These extremely difficult times we are now living in seem to call for poetry—even among law professors—because of its emotional immediacy, particularly its ability to transcend entrenched positions and arguments and to allow us to commune with others through the experiences poets describe. In this era of book bans and state-sponsored censorship,2 poetry and literature in general are perhaps less likely to have the wide reach they otherwise would, so, despite Iver’s book’s transformative potential, it may be unlikely that it will be read by many who are unsure about transgender rights or who reject them outright. However, as a trans ally and poet, I found the book deeply affecting, and I would highly recommend it to anyone.

The book describes the speaker’s beloved, whose birth name was “Missy,” as having committed suicide in 2007, and many of the poems intensely explore the years preceding that time, during a period in which the speaker and the beloved had a relationship that was off-again, on-again due to the speaker’s mother’s hostility.3 (Pp. 2, 59.) The primary timeframe described by the poems is thus before the explosion of anti-trans laws and legislation that started to ignite in 2018 and then launched in earnest around 2021,4 although some of the poems also address events in the speaker’s present, including the Supreme Court’s decision to allow the first Trump Administration’s trans-military ban to go into effect in 2019. (Pp. 45-49.) Both the poems addressing the speaker’s teen-age years and those touching on their more recent experiences viscerally bring home the very personal harms that anti-trans prejudice and the laws founded on it impose.

“Who Is This Grief For?” is a poem about more recent events. Like many of the other poems in the collection, this one is addressed in second person to the beloved. It describes the speaker’s deceased beloved, a former soldier (P. 48), as dying again due to the Supreme Court’s provisional allowance of the trans military ban:

. . . Years ago
I quit a job reporting
government affairs.
I no longer have to visit
the desks of suits who say
I don’t exist.

But headlines now wait
from our phones. Last week
upon waking—SUPREME
COURT ALLOWS TRANS
MILITARY BAN TO GO
INTO EFFECT—you died
again . . . . (Pp. 47-48.)

The intrusiveness of news of devastating current events in our current digital age is brought home in this poem, but, more critically, the reader also feels the soul-crushing weight of anti-trans legislation through the poem’s recitation of the speaker’s emotional truth that the Court’s allowance of the trans military ban, even provisionally, caused the beloved to “die[] again.”

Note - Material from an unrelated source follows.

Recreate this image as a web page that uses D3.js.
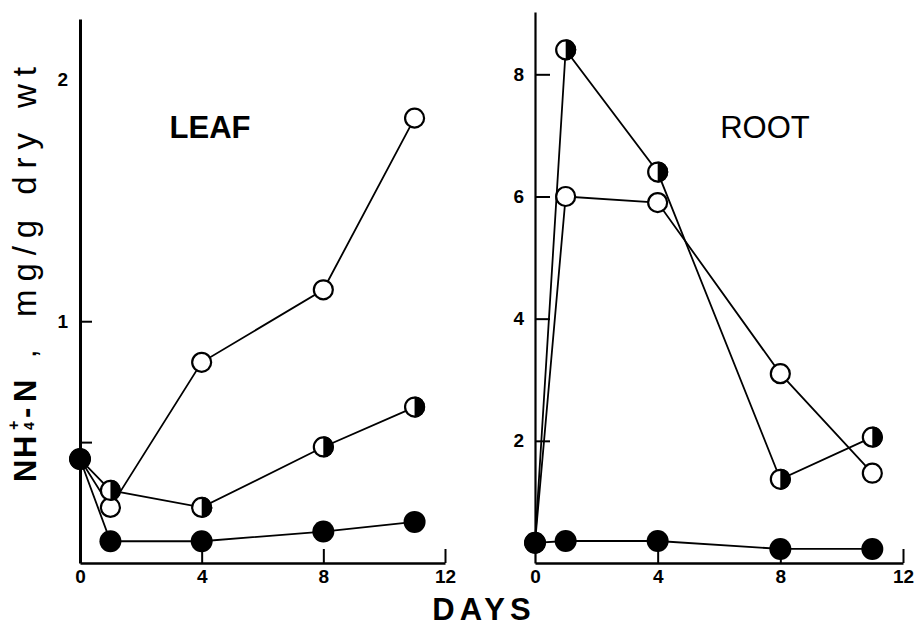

Earlier in the book, the speaker describes their joy being troubled–before the beloved’s death–by the immense losses imposed by familial and societal prejudice. For example, “Short Film Starring My Beloved’s Living Body,” is interestingly presented to the reader through stage directions. However, this unusual form does not let the reader avoid the poem’s gut-punch:

. . . . Cut to the motel, leaving its
light on for your red Bronco. Now the motel’s
dark interior. Now the bed nearest the win-
dow where you and a just-out-of-high-school
date can finally make contact after years of
parentally-imposed silence. I’m sorry. This
film can’t access your interior. Your date is
the only one directing her memory, Your
date is me. My memory is the shower scene . . .
. . . .Missy, this is our
last frame. . . .
. . . off camera the interstate is waiting and
my lines are let’s go. (Pp.15-16.)

The joy of the lovers’ first intimate contact, long delayed, is marred not just by the beloved’s later suicide (Missy, having killed himself, can no longer reveal what he was thinking or feeling at that time), but also by more immediate societal pressures. The speaker is torn between the joy and pleasure of the moment and the need to leave, presumably to placate her mother, who plays a central role in the book.5

The poem “god” is addressed to God and describes Missy’s funeral and the betrayal and erasure of the beloved’s family in only including,

[i]n the foyer, one room away [from the casket],
a decade-old portrait of him
in pearls and a black dress,
his expression proof
your goodness doesn’t extend
where it counts . . . . (Pp. 34-35.)

Poems like “god” and the previously described “Short Film Starring My Beloved’s Living Body” relate the absolute necessity of love and acceptance in a more intimate and visceral way than logical arguments could ever accomplish. These poems show us that joy and even life itself are at stake if the law continues to be weaponized against trans people. Overcoming this prejudice is a life-or-death necessity.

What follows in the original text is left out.